**Job:**
Take each line containing the word "with" and copy it.

**Data lines:**

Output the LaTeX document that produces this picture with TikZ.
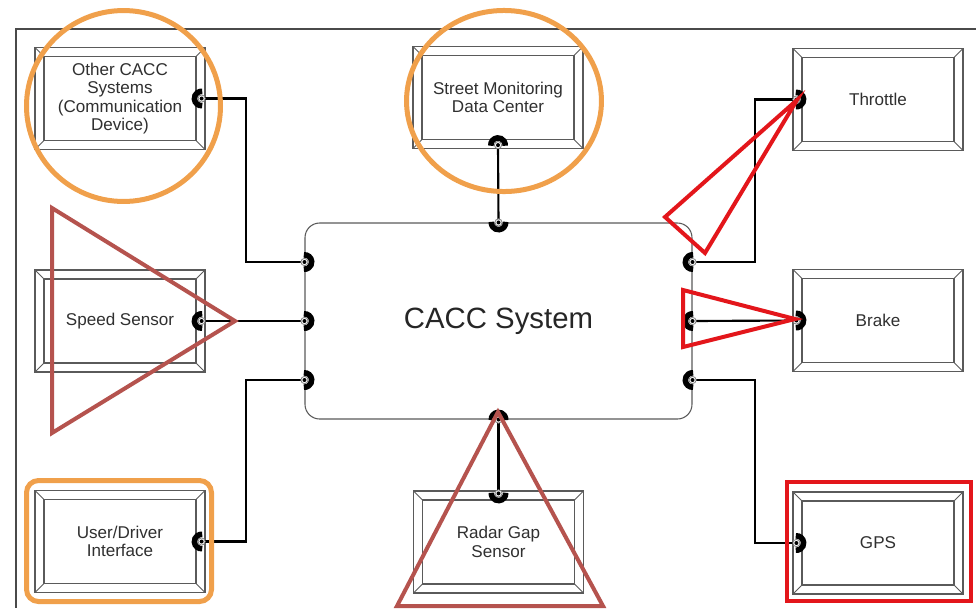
\documentclass[tikz,border=0pt]{standalone}
\usepackage{fontspec}
\setmainfont{Liberation Sans}
\usetikzlibrary{calc}

\definecolor{frameline}{HTML}{4A4A4A}
\definecolor{boxline}{HTML}{5A5A5A}
\definecolor{textgray}{HTML}{303030}
\definecolor{markorange}{HTML}{F0A04B}
\definecolor{markred}{HTML}{E3161B}
\definecolor{markbrown}{HTML}{B5534E}

\tikzset{
  bevelbox/.style={draw=boxline, line width=0.9pt, fill=white,
    minimum width=127.5pt, minimum height=76.5pt, inner sep=0pt,
    align=center, text=textgray, font=\fontsize{12.8pt}{13.9pt}\selectfont,
    path picture={
      \draw[boxline, line width=0.9pt]
        ([shift={(6.75pt,-6.75pt)}]path picture bounding box.north west) rectangle
        ([shift={(-6.75pt,6.75pt)}]path picture bounding box.south east);
      \draw[boxline, line width=0.6pt]
        (path picture bounding box.north west) -- ++(6.75pt,-6.75pt)
        (path picture bounding box.north east) -- ++(-6.75pt,-6.75pt)
        (path picture bounding box.south west) -- ++(6.75pt,6.75pt)
        (path picture bounding box.south east) -- ++(-6.75pt,6.75pt);
    }},
  corebox/.style={draw=boxline, line width=0.8pt, fill=white, rounded corners=11pt,
    minimum width=290.25pt, minimum height=147pt, inner sep=0pt,
    text=black!85, font=\fontsize{22pt}{26pt}\selectfont},
  wire/.style={draw=black, line width=1.6pt},
  markring/.style={draw=markorange, line width=3.75pt},
  markwedge/.style={draw=markred, line width=3pt},
  markcone/.style={draw=markbrown, line width=3pt}
}

% port symbol: thick half ring facing direction #2, with a small terminal in the middle
\newcommand{\portmark}[2]{%
  \begin{scope}[shift={(#1)}, rotate=#2]
    \draw[line width=4.2pt, black] (95:5.4pt) arc[start angle=95, end angle=-95, radius=5.4pt];
    \filldraw[fill=white, draw=gray, line width=0.6pt] (0,0) circle[radius=2.7pt];
    \fill[black] (0,0) circle[radius=1.5pt];
  \end{scope}}

\begin{document}
\begin{tikzpicture}[x=0.75pt, y=-0.75pt]
\useasboundingbox (0,0) rectangle (976,608);

% outer frame
\draw[frameline, line width=1.1pt] (976,29) -- (16,29) -- (16,608);

% peripheral units
\node[bevelbox] (oc) at (120,98.5) {Other CACC\\Systems\\(Communication\\Device)};
\node[bevelbox] (sm) at (498,97.5) {Street Monitoring\\Data Center};
\node[bevelbox] (th) at (878,99.5) {Throttle};
\node[bevelbox] (ss) at (120,321) {Speed Sensor};
\node[bevelbox] (br) at (878,320.5) {Brake};
\node[bevelbox] (ud) at (120,541.5) {User/Driver\\Interface};
\node[bevelbox] (rg) at (498.5,542) {Radar Gap\\Sensor};
\node[bevelbox] (gp) at (878,543) {GPS};

% central controller
\node[corebox] (cacc) at (498.5,321) {CACC System};

% port positions
\coordinate (ocP) at ($(oc.east)+(-4,0)$);
\coordinate (smP) at ($(sm.south)+(0,-4)$);
\coordinate (thP) at ($(th.west)+(4,0)$);
\coordinate (ssP) at ($(ss.east)+(-4,0)$);
\coordinate (brP) at ($(br.west)+(4,0)$);
\coordinate (udP) at ($(ud.east)+(-4,0)$);
\coordinate (rgP) at ($(rg.north)+(0,3)$);
\coordinate (gpP) at ($(gp.west)+(4,0)$);
\coordinate (cT) at (cacc.north);
\coordinate (cB) at (cacc.south);
\coordinate (cL1) at ($(cacc.west)+(0,-59)$);
\coordinate (cL2) at (cacc.west);
\coordinate (cL3) at ($(cacc.west)+(0,59)$);
\coordinate (cR1) at ($(cacc.east)+(0,-59)$);
\coordinate (cR2) at (cacc.east);
\coordinate (cR3) at ($(cacc.east)+(0,59)$);
\coordinate (bendL) at (246,0);
\coordinate (bendR) at (755,0);

% wiring
\draw[wire] (ocP) -| (bendL |- cL1) -- (cL1);
\draw[wire] (smP) -- (cT);
\draw[wire] (ssP) -- (cL2);
\draw[wire] (udP) -| (bendL |- cL3) -- (cL3);
\draw[wire] (cR1) -| (bendR |- thP) -- (thP);
\draw[wire] (cR2) -- (brP);
\draw[wire] (cR3) -| (bendR |- gpP) -- (gpP);
\draw[wire] (cB) -- (rgP);

% ports
\portmark{ocP}{180}
\portmark{ssP}{180}
\portmark{udP}{180}
\portmark{smP}{90}
\portmark{rgP}{270}
\portmark{thP}{0}
\portmark{brP}{0}
\portmark{gpP}{0}
\portmark{cT}{270}
\portmark{cB}{90}
\portmark{cL1}{0}
\portmark{cL2}{0}
\portmark{cL3}{0}
\portmark{cR1}{180}
\portmark{cR2}{180}
\portmark{cR3}{180}

% highlight marks
\draw[markring] (123.5,106) ellipse [x radius=72.75pt, y radius=71.6pt];
\draw[markring] (504,101) ellipse [x radius=73.1pt, y radius=67.9pt];
\draw[markring, rounded corners=9pt] (26.5,480.5) rectangle (211.5,601.5);
\draw[markwedge] (787,482) rectangle (971,601);
\draw[markcone] (52,208) -- (52,433) -- (235,321) -- cycle;
\draw[markcone] (498,412) -- (397,606) -- (603,606) -- cycle;
\draw[markwedge] (797,100) -- (665,217) -- (705,253) -- cycle;
\draw[markwedge] (683,290) -- (683,347) -- (795,319) -- cycle;
\end{tikzpicture}
\end{document}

**Full output:**
Output the LaTeX document that produces this picture with TikZ.
% port symbol: thick half ring facing direction #2, with a small terminal in the middle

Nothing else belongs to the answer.